Carter's dialogue is largely genuine and he allows the audience to see the viewpoints that motivate his characters. Yet there is a missing link between in the characters‚ words and their eventual extreme actions. Even with both victims and captors suffering from Stockholm Syndrome ( where they identify with each other's position ) , it's not enough to make the characters believably enact the rushed and shocking conclusion.
The verisimilitude of Panther Burn also rings a bit false since most of the actors under Andrea J. Dymond's direction are not pushed to the necessary crazy extremes. There's an odd exhausted quality to Mignon McPherson Nance's performance as Becca, the underground kidnapper who orchestrates the plot. That necessary fiery quality is also not in full flame in Michael Pogue's uneven turn as Jason, Becca's young charge who has known no other life than that of a radical.
Alfred Wilson's world-weariness is appropriate as the developer Charles, but you still would like more anger and fear from him as he suffers the brunt of this bizarre Black-on-Black violence.
Of the four actors, Samantha Tanner's performance is the most honest as the governor's daughter, Geneva.

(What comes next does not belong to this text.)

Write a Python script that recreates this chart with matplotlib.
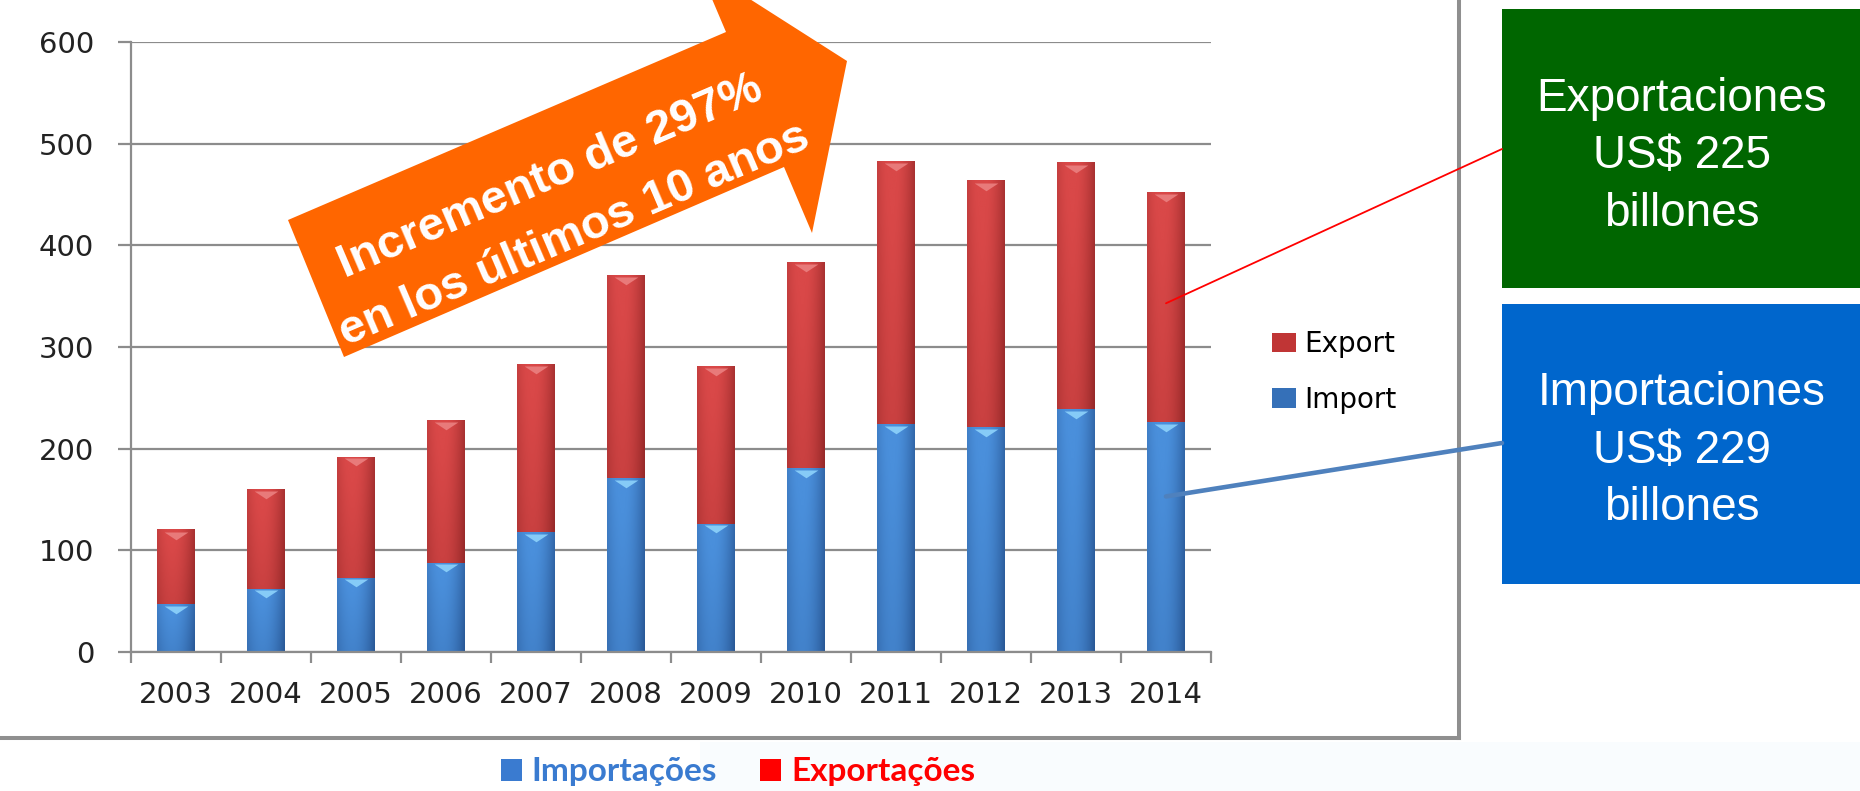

Watching the terror in Tanner's eyes and her trembling lips is heart-wrenching as she suffers the abuse and shame of her captors for living a privileged life.
Though it suffers from a way-out-of-left-field ending, there is still much to admire in Carter's thoughtful and smart play. The questions Carter poises in Panther Burn certainly deserve a larger audience. This scenario ( which would also make a taut and thought-provoking film thriller ) could just be the right thing if all the unbelievable kinks get worked out.